Task brief — Return each line of the data below exactly, omitting any pictures.

Stored data —
begin

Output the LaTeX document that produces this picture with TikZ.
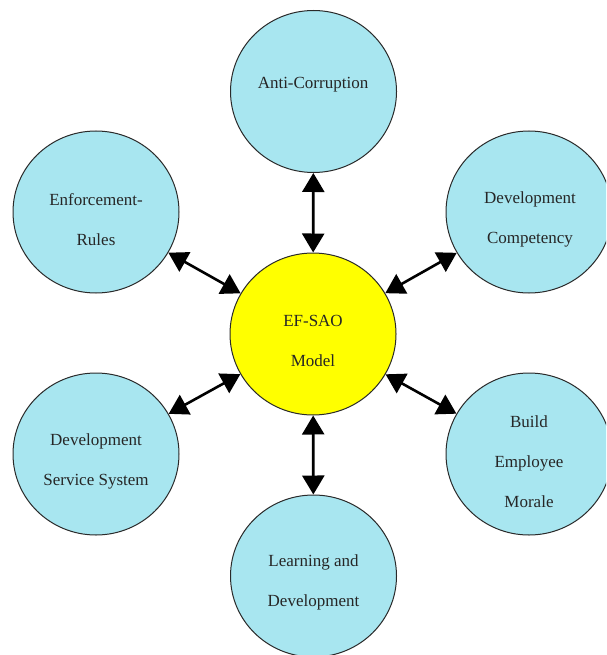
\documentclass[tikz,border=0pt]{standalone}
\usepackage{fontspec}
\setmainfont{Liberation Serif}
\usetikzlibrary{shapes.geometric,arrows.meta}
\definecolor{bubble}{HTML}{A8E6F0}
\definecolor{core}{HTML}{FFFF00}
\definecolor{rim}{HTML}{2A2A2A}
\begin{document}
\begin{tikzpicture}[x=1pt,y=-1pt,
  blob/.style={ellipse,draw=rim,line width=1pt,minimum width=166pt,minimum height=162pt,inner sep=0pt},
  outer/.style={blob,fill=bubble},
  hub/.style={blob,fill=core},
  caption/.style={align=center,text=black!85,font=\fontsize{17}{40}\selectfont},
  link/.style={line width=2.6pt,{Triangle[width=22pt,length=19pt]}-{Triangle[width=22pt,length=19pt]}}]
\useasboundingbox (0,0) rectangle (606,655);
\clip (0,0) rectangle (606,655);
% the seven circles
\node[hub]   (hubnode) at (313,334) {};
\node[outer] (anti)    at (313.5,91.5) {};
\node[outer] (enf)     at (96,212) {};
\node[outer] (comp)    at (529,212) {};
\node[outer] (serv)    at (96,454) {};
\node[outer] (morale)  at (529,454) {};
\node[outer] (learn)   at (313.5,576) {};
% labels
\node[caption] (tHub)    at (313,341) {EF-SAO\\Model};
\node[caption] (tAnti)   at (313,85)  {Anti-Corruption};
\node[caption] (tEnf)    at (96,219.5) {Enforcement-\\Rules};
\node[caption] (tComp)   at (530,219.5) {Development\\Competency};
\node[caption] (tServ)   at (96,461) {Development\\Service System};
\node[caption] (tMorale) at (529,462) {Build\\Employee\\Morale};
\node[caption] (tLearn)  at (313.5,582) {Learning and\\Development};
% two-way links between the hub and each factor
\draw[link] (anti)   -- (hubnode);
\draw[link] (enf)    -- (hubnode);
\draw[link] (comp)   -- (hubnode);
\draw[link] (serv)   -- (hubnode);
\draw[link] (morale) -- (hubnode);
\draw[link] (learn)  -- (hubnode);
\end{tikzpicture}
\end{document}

end

Correct response —
Output the LaTeX document that produces this picture with TikZ.
\documentclass[tikz,border=0pt]{standalone}
\usepackage{fontspec}
\setmainfont{Liberation Serif}
\usetikzlibrary{shapes.geometric,arrows.meta}
\definecolor{bubble}{HTML}{A8E6F0}
\definecolor{core}{HTML}{FFFF00}
\definecolor{rim}{HTML}{2A2A2A}
\begin{document}
\begin{tikzpicture}[x=1pt,y=-1pt,
  blob/.style={ellipse,draw=rim,line width=1pt,minimum width=166pt,minimum height=162pt,inner sep=0pt},
  outer/.style={blob,fill=bubble},
  hub/.style={blob,fill=core},
  caption/.style={align=center,text=black!85,font=\fontsize{17}{40}\selectfont},
  link/.style={line width=2.6pt,{Triangle[width=22pt,length=19pt]}-{Triangle[width=22pt,length=19pt]}}]
\useasboundingbox (0,0) rectangle (606,655);
\clip (0,0) rectangle (606,655);
% the seven circles
\node[hub]   (hubnode) at (313,334) {};
\node[outer] (anti)    at (313.5,91.5) {};
\node[outer] (enf)     at (96,212) {};
\node[outer] (comp)    at (529,212) {};
\node[outer] (serv)    at (96,454) {};
\node[outer] (morale)  at (529,454) {};
\node[outer] (learn)   at (313.5,576) {};
% labels
\node[caption] (tHub)    at (313,341) {EF-SAO\\Model};
\node[caption] (tAnti)   at (313,85)  {Anti-Corruption};
\node[caption] (tEnf)    at (96,219.5) {Enforcement-\\Rules};
\node[caption] (tComp)   at (530,219.5) {Development\\Competency};
\node[caption] (tServ)   at (96,461) {Development\\Service System};
\node[caption] (tMorale) at (529,462) {Build\\Employee\\Morale};
\node[caption] (tLearn)  at (313.5,582) {Learning and\\Development};
% two-way links between the hub and each factor
\draw[link] (anti)   -- (hubnode);
\draw[link] (enf)    -- (hubnode);
\draw[link] (comp)   -- (hubnode);
\draw[link] (serv)   -- (hubnode);
\draw[link] (morale) -- (hubnode);
\draw[link] (learn)  -- (hubnode);
\end{tikzpicture}
\end{document}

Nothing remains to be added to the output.